Skolimowski fait partie de ces réalisateurs étonnants qui changent de style à chaque films, et parviennent néanmoins à rester fidèle à leur vision du monde.
Avec Deep end, Jerzy, une nouvelle fois, part à l'assaut du Réel, pour s'étonner, une nouvelle fois, de le trouver si étrange derrière la lisse façade des apparences. Après la ville labyrinthique de Walkover, après la ville brumeuse de la Barrière, il traine ses guêtres dans une ville aquatique, le Londres psychédélique de 1969, et plus particulièrement un établissement de bains publics. Cette fois les couleurs explosent (rouge sang, jaune canari, bleu électricité), et la chair s'étale à tous les étages.
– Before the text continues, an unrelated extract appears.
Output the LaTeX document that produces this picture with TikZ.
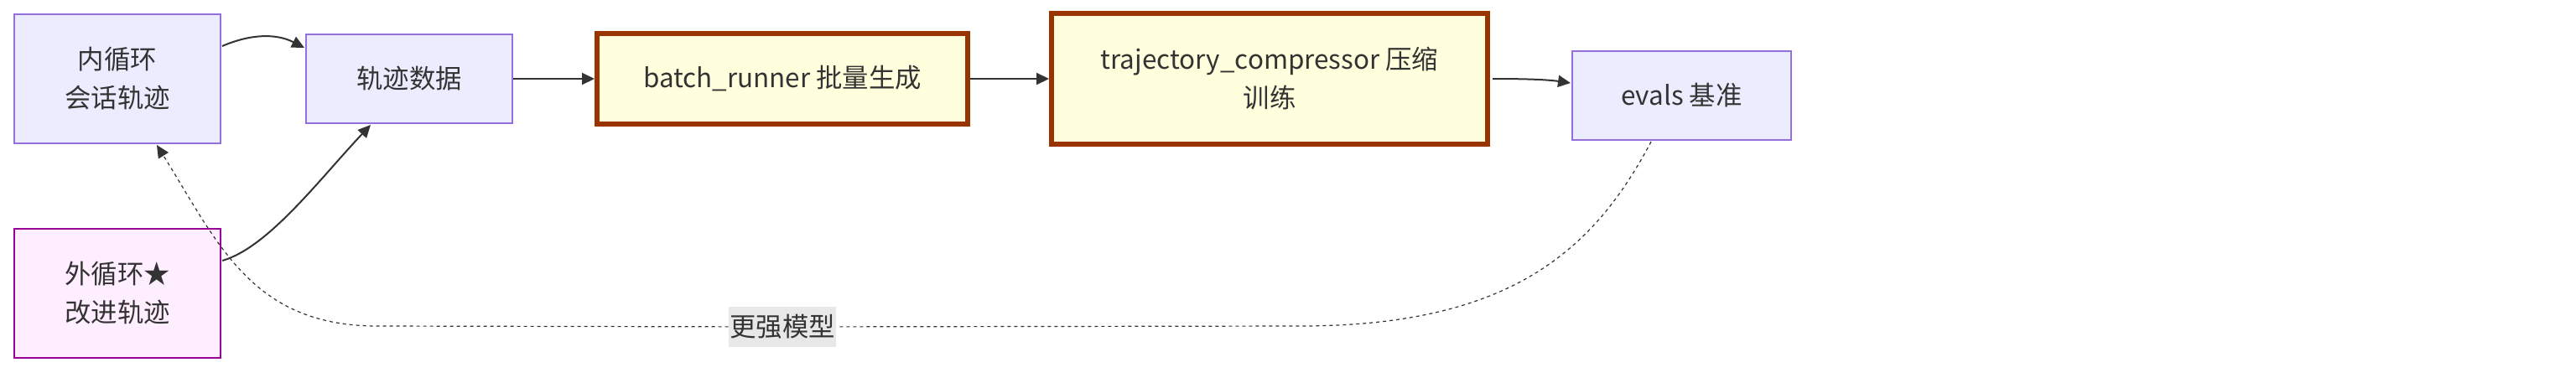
\documentclass[tikz,border=0pt]{standalone}
\usepackage{fontspec}
\setmainfont{Noto Sans CJK SC}
\usetikzlibrary{arrows.meta,calc}
\definecolor{txt}{HTML}{333333}
\definecolor{bluefill}{HTML}{ECECFF}
\definecolor{bluedraw}{HTML}{9370DB}
\definecolor{yelfill}{HTML}{FFFFDE}
\definecolor{hotdraw}{HTML}{993300}
\definecolor{pinkfill}{HTML}{FFEEFF}
\definecolor{pinkdraw}{HTML}{990099}
\definecolor{lblbg}{HTML}{E8E8E8}
\begin{document}
\begin{tikzpicture}[x=0.5pt,y=-0.5pt,
  base/.style={rectangle, inner sep=0pt, align=center, text=txt,
    font=\fontsize{15.7pt}{23pt}\selectfont},
  bluebox/.style={base, fill=bluefill, draw=bluedraw, line width=1pt},
  hotbox/.style={base, fill=yelfill, draw=hotdraw, line width=3pt},
  pinkbox/.style={base, fill=pinkfill, draw=pinkdraw, line width=1.2pt},
  lblbox/.style={base, fill=lblbg, minimum width=64pt, minimum height=24pt},
  edge/.style={draw=txt, line width=1pt, -{Triangle[length=7.5pt,width=7pt]}},
  dotedge/.style={draw=txt, line width=0.6pt, dash pattern=on 2pt off 2pt,
    -{Triangle[length=7.5pt,width=7pt]}}]
\useasboundingbox[fill=white] (0,0) rectangle (3072,450);

\node[bluebox, minimum width=123pt, minimum height=77pt] (A) at (140,94) {内循环\\会话轨迹};
\node[bluebox, minimum width=123pt, minimum height=53pt] (B) at (488,94) {轨迹数据};
\node[hotbox, minimum width=221pt, minimum height=54pt] (C) at (933,94) {batch\_runner 批量生成};
\node[hotbox, minimum width=260pt, minimum height=78pt] (D) at (1514,94) {trajectory\_compressor 压缩\\训练};
\node[bluebox, minimum width=130.5pt, minimum height=53pt] (E) at (2005.5,114) {evals 基准};
\node[pinkbox, minimum width=123pt, minimum height=77pt] (F) at (140,350) {外循环★\\改进轨迹};
\node[lblbox] (L) at (933,390) {更强模型};

\coordinate (a1) at ($(A.east)+(1,-39)$);
\coordinate (b1) at ($(B.west)+(-1,-37)$);
\coordinate (f1) at ($(F.east)+(1,-39)$);
\coordinate (b2) at ($(B.south)+(-46,1)$);
\coordinate (d1) at ($(D.east)+(3,0)$);
\coordinate (e1) at ($(E.west)+(-1,-15)$);
\coordinate (e2) at ($(E.south)+(-36.5,1)$);
\coordinate (a2) at ($(A.south)+(47,1)$);
\coordinate (r1) at (1550,389);
\coordinate (l1) at (450,389);

\draw[edge] (a1) .. controls (300,40) and (330,40) .. (b1);
\draw[edge] (B.east) -- (C.west);
\draw[edge] (C.east) -- (D.west);
\draw[edge] (d1) .. controls (1820,94) and (1845,95) .. (e1);
\draw[edge] (f1) .. controls (320,295) and (380,215) .. (b2);
\draw[dotedge] (e2) .. controls (1900,300) and (1800,389) .. (r1) -- (L) -- (l1)
  .. controls (300,389) and (260,290) .. (a2);
\end{tikzpicture}
\end{document}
Son héros (un sosie troublant du jeune Polanski) léger, aérien, évaporé, ne semble pas prêt à se coltiner tout le poids que les adultes trimballent sur leur dos, un poids qui l'intrigue pourtant, et lui fait diablement envie : il a 15 ans, et ne venez pas me dire que c'est le plus bel âge du monde !
La touche skolimovskienne, donc, c'est de savoir montrer un univers qui vascille sans rien démontrer. Se poser devant la vague évanescence des choses, et se laisser aller. Quel doigté il faut pour ne pas froisser une matière si fragile ! Son film flotte, tangue, coule, et le spectateur de lâcher prise avec bonheur, et appréhension.
On ressort de Deep End comme après un long bain trop chaud. Frippé, assommé, embué. On a envie de dormir, d'oublier. Ou bien d'y retourner pour enfin, une fois pour toute, s'y noyer.